Set in 1982, the format for 'Pete and Dud: Come Again' is a TV chat show where Dudley Moore is being interviewed. Interspersed between scenes from the chat show are flash-backs where we see Moore and Cook at different periods in their lives. The show chronicles their time as part of the 'Beyond The Fringe' team, through their BBC series, and on to the infamous 'Derek and Clive' recordings that have achieved considerable notoriety and something approximating to cult status.
Although the script approaches the story from Dudley Moor's perspective, the writers have not attempted to re-write history. Having worked with director Joe McGrath (one of the characters in this show) I can at least vouch for some of the frustrations which Moore and McGrath had to endure while working with Cook.
The chat show format for 'Pete and Dud: Come Again' started a little uneasily but soon got into its stride helped along with a little generosity from the appreciative and responsive packed house. Janet Bird's set was much as I remember from chat shows of the early 80s - the heyday of that particular TV format. And the transitions between chat show and flash-backs worked well thanks to a neat blend of sound and lighting effects.
Kevin Bishop as Dudley Moore and Tom Goodman-Hill as Cook, gave excellent portrayals and worked very effectively together. Although both characterisations were close 'impersonations', there was enough room to allow some individuality in performance to shine through. Goodman-Hill has most of the best lines, for example when he says to Moore: 'You're going up in the world, figuratively speaking of course'. And he delivers them with the kind of off-hand panache typically characteristic of Cook.
Although there's good support from all the other actors in this 6-man show, most notable was the immensely adaptable Fergus Craig who provided a spot-on impersonation of Alan Bennett’s northern drawl, and then switched effortlessly into the mild Scottish accent of Joe McGrath.

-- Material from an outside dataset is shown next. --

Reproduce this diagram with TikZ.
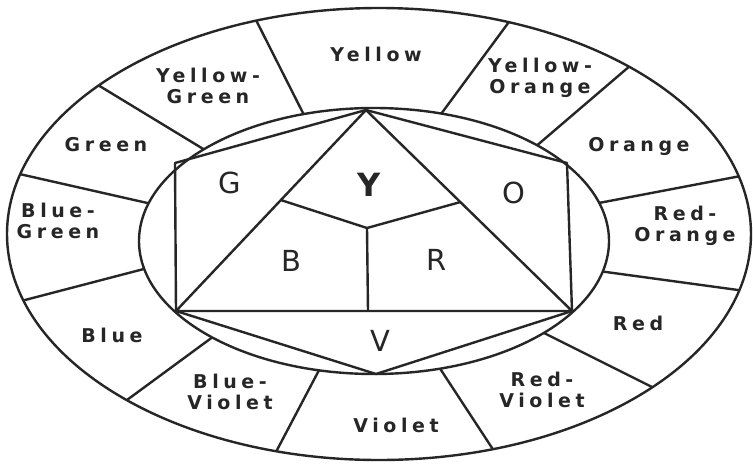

There's only one disappointment in this show and that is that Kevin Bishop is not quite short enough, and Tom Goodman-Hill not quite tall enough to bring out the considerable differences in physical stature between Cook and Moore. Still, one can't have everything.
Those of a 'certain age' will find this a riveting reminder of the humour of Cook and Moore, but there's more than sufficient to provide a great evening's entertainment for younger theatre goers too, because it's not only a well-written and well-directed show, but the humour is razor sharp and not at all dated or outmoded. Essentially, it's an irresistibly funny show with some cracking one-liners.
What the popular press had to say.....
FIONA MOUNTFORD for THE EVENING STANDARD says, " An unremarkable, acceptably entertaining new biographical drama." BENEDICT NIGHTINGALE for THE TIMES says, "The evening can indeed be funny as well as cursory and a bit shallow." CHARLES SPENCER for THE DAILY TELEGRAPH says, "Shambolic play...Yet, for all the show's faults, and they are legion, I must admit I laughed a lot."